Cost Optimization for Batch Audiobook Production

Batch production isn't just faster—it's cheaper. Here's the math:

Scenario A (Sequential production): Three 80,000-word books, narrated one at a time with Instant Credits. Cost per book: ~$200 (at standard rates). Total: $600.

Scenario B (Batch with Studio subscription): Three books in one month with a $99/month Studio plan. Studio Credits cover ~150,000 characters; you use ~240,000 (three books), so you need 90,000 Instant Credits (~$90). Total: $99 + $90 = $189 for all three books, or $63 per book.

Over a year, if you produce 12 books (one per month), you save $1,644 by batching with a Studio plan instead of paying per-book Instant Credit rates.

Common Pitfalls to Avoid

Pitfall 1: Changing narrators mid-batch. Once you've started narration, stick with your choice. Switching narrators between books breaks your brand consistency and wastes the time you spent auditioning.

Pitfall 2: Uploading unformatted manuscripts. A poorly formatted EPUB causes parsing errors and manual fixes. Spend 30 minutes formatting all books correctly upfront; save hours later.

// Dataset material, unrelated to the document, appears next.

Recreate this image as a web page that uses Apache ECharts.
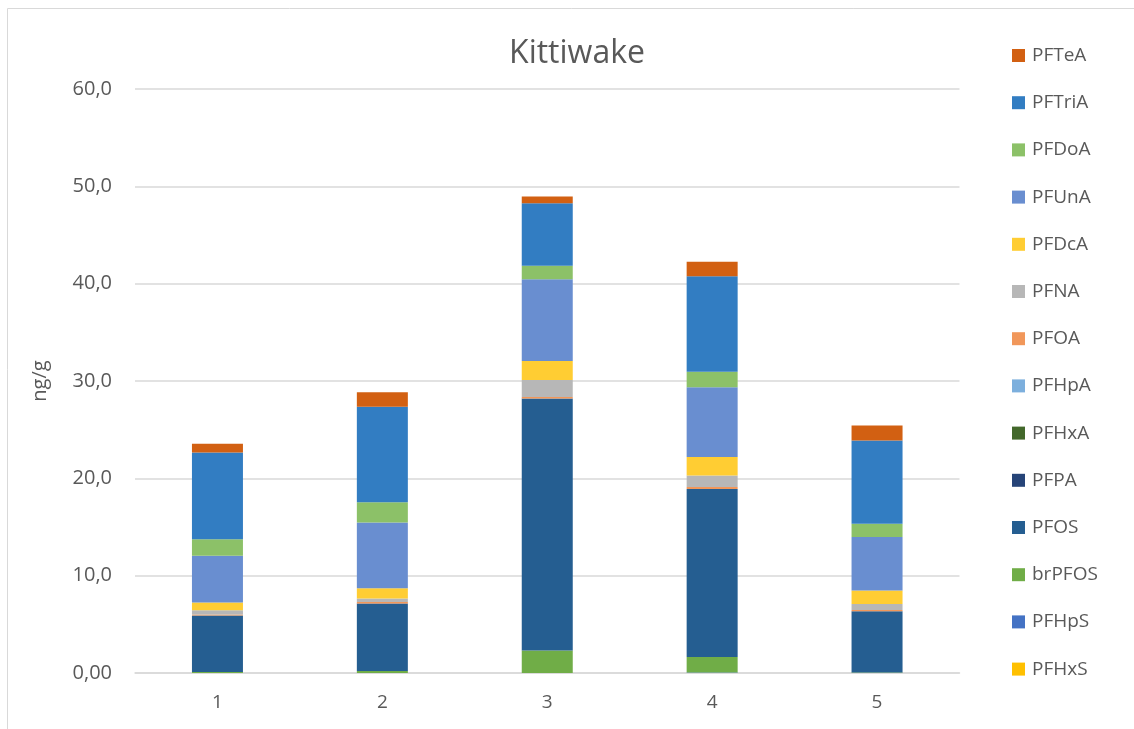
<!DOCTYPE html>
<html>
<head>
<meta charset="utf-8">
<script src="https://cdn.jsdelivr.net/npm/echarts@6/dist/echarts.min.js"></script>
<style>
  html, body { margin: 0; padding: 0; background: #ffffff; }
  #chart { width: 1134px; height: 729px; }
</style>
</head>
<body>
<div id="chart"></div>
<script>
// Sampling sites along the x axis
const categories = ['1', '2', '3', '4', '5'];

// Compound concentrations (ng/g), stacked bottom to top in this order
const PFHxS  = [0.00, 0.00, 0.00, 0.00, 0.00];
const PFHpS  = [0.00, 0.00, 0.00, 0.05, 0.00];
const brPFOS = [0.10, 0.20, 2.30, 1.60, 0.05];
const PFOS   = [5.80, 6.90, 25.90, 17.25, 6.30];
const PFPA   = [0.00, 0.05, 0.00, 0.00, 0.00];
const PFHxA  = [0.00, 0.00, 0.00, 0.00, 0.00];
const PFHpA  = [0.00, 0.00, 0.00, 0.00, 0.00];
const PFOA   = [0.10, 0.15, 0.15, 0.20, 0.13];
const PFNA   = [0.45, 0.35, 1.75, 1.20, 0.60];
const PFDcA  = [0.80, 1.05, 1.95, 1.90, 1.40];
const PFUnA  = [4.80, 6.75, 8.40, 7.15, 5.50];
const PFDoA  = [1.70, 2.10, 1.40, 1.60, 1.35];
const PFTriA = [8.90, 9.80, 6.40, 9.80, 8.55];
const PFTeA  = [0.90, 1.50, 0.70, 1.50, 1.55];

const yTicks = [0, 10, 20, 30, 40, 50, 60];

const seriesDefs = [
  ['PFHxS',  PFHxS,  '#FFC000'],
  ['PFHpS',  PFHpS,  '#4472C4'],
  ['brPFOS', brPFOS, '#70AD47'],
  ['PFOS',   PFOS,   '#255E91'],
  ['PFPA',   PFPA,   '#264478'],
  ['PFHxA',  PFHxA,  '#43682B'],
  ['PFHpA',  PFHpA,  '#7CAFDD'],
  ['PFOA',   PFOA,   '#F1975A'],
  ['PFNA',   PFNA,   '#B7B7B7'],
  ['PFDcA',  PFDcA,  '#FFCD33'],
  ['PFUnA',  PFUnA,  '#698ED0'],
  ['PFDoA',  PFDoA,  '#8CC168'],
  ['PFTriA', PFTriA, '#327DC2'],
  ['PFTeA',  PFTeA,  '#D26012']
];

const textColor = '#595959';
const fontFamily = '"Open Sans", "Liberation Sans", sans-serif';

const chart = echarts.init(document.getElementById('chart'));

chart.setOption({
  animation: false,
  textStyle: { fontFamily: fontFamily, color: textColor },
  title: {
    text: 'Kittiwake',
    left: 572,
    textAlign: 'center',
    top: 33,
    textStyle: { fontFamily: fontFamily, fontSize: 32, fontWeight: 'normal', color: textColor }
  },
  graphic: [{
    type: 'rect',
    shape: { x: 7.5, y: 8.5, width: 1300, height: 900 },
    style: { fill: 'none', stroke: '#d9d9d9', lineWidth: 1 },
    silent: true,
    z: -10
  }],
  legend: {
    orient: 'vertical',
    left: 1007,
    top: 41,
    itemWidth: 13,
    itemHeight: 13,
    itemGap: 28.2,
    icon: 'rect',
    data: seriesDefs.map(d => d[0]).reverse(),
    textStyle: { fontFamily: fontFamily, fontSize: 19, color: textColor, padding: [0, 0, 0, 2] }
  },
  grid: { left: 135, right: 174.5, top: 89, bottom: 56 },
  xAxis: {
    type: 'category',
    data: categories,
    axisLine: { lineStyle: { color: '#d9d9d9', width: 1.5 } },
    axisTick: { show: false },
    axisLabel: { color: textColor, fontSize: 19, margin: 20, fontFamily: fontFamily }
  },
  yAxis: {
    type: 'value',
    min: yTicks[0],
    max: yTicks[yTicks.length - 1],
    interval: 10,
    name: 'ng/g',
    nameLocation: 'middle',
    nameGap: 85,
    nameTextStyle: { color: textColor, fontSize: 20, fontFamily: fontFamily },
    axisLine: { show: false },
    axisTick: { show: false },
    splitLine: { lineStyle: { color: '#d9d9d9', width: 1.5 } },
    axisLabel: {
      color: textColor,
      fontSize: 20,
      margin: 23,
      fontFamily: fontFamily,
      formatter: v => v === 0 ? '0,00' : v.toFixed(1).replace('.', ',')
    }
  },
  series: seriesDefs.map(([name, values, color]) => ({
    name: name,
    type: 'bar',
    stack: 'total',
    data: values,
    barWidth: 51,
    itemStyle: { color: color },
    emphasis: { disabled: true }
  }))
});
</script>
</body>
</html>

Pitfall 3: Over-perfectionism on QC. You don't need zero errors. Aim for 98% accuracy. Chasing the last 2% costs exponentially more time and money.

Pitfall 4: Distributing books one at a time. If you produce three books, release them together. A catalog announcement is far more impactful than three separate releases.

Scaling Beyond Three Books

If you're producing 5+ books, the principles stay the same, but your workflow becomes more like a production line:

  • Maintain a rolling calendar: Books 1–3 in QC/editing, Books 4–6 in narration queue, Books 7–9 in manuscript prep.
  • Upgrade to a higher Studio tier ($149/month) to increase monthly rendering capacity.
  • Consider hiring a virtual assistant to handle QC and quick fixes, freeing you to write the next book.
  • Batch distribution every quarter: Release 3 books every three months instead of one per month.

Conclusion: Batch Narration Is the Path to a Sustainable Audiobook Catalog

Producing multiple audiobooks with AI narration doesn't have to be chaotic. By planning your narrator strategy upfront, organizing your projects clearly, and using batch workflows—queuing narration in parallel, staggering QC and editing, and distributing all books together—you can produce a cohesive, professional catalog in a fraction of the time and cost of sequential production.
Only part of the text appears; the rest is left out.